I don’t want to sit here and be too critical of local government. They’ve had a hard time under the austerity measures and I’m sure people are doing what they can and what they think is best. But I am almost 100% certain that if what I saw this week is representative of most of local government, then we are so far off what needs to be achieved.
But there are problems getting there. GDS at the centre is already attempting to build common platforms and registers. But does it have the remit to dictate to local gov? I don’t think so. But why is there not a platform that enables an open dialogue between the critical mass of revolutionaries at the local level and the critical mass of revolutionaries at the centre?
GDS doesn’t want to build all those local services, I’m sure. If anything, GDS’ job is the least interesting bit (organising those building blocks). A critical mass of local revolutionary leaders connected to the GDS group sharing ideas and understanding what part each plays would be really exciting.
Can you imagine if at SOCITM next year we had GDS standing on stage alongside an organisation that represented 50 digitally-minded local councils that were all trying to push the platform agenda and could demonstrate some of the ‘What if we started from scratch?’ services they delivered? I’d be writing a very different story the one I am now, that’s for sure.

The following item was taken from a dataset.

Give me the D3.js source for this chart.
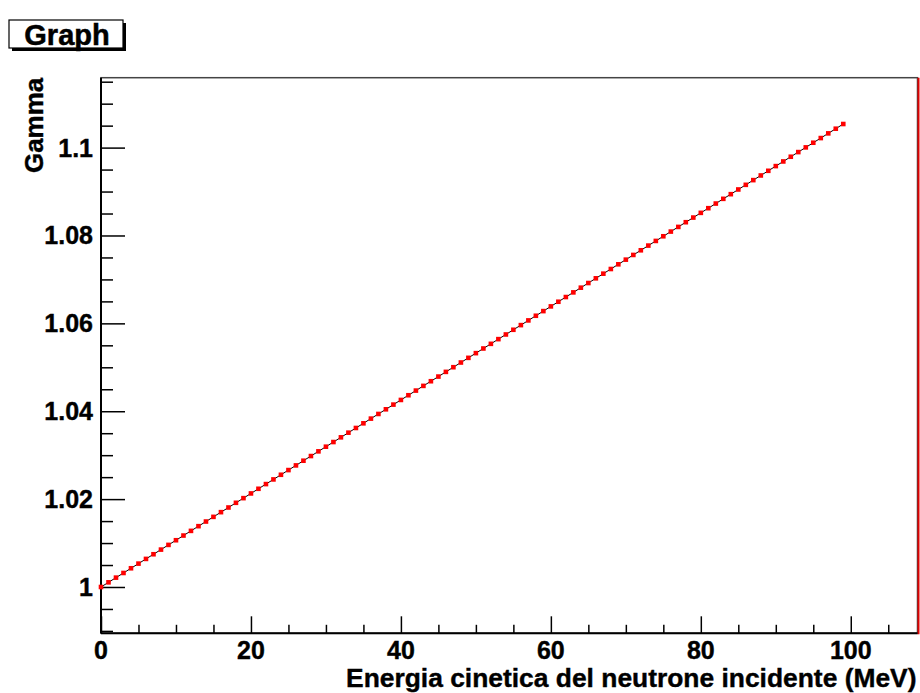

But all of that requires those that are in power at a local level to recognise that whilst their organisation is fundamentally important and critical to citizens, it possibly isn’t entirely unique.It also requires that local organisations shift their thinking away from ‘digital is just a bunch of websites’, as per the comment at the start of this story. Digital is not just a bunch of websites. It’s not the lipstick on the pig. It’s delivering services in an entirely new way, made possible by internet-based architectures.
I could go on. This is such a complicated area and I’m not offering this as a ‘know all’ opinion piece on how we get to a digital local gov. But I hope it provides something to think about. I hope it gets local government leaders thinking about how they can work differently and who they can collaborate with. I hope that next year at SOCITM I come away feeling optimistic and energised about the local government revolutionaries.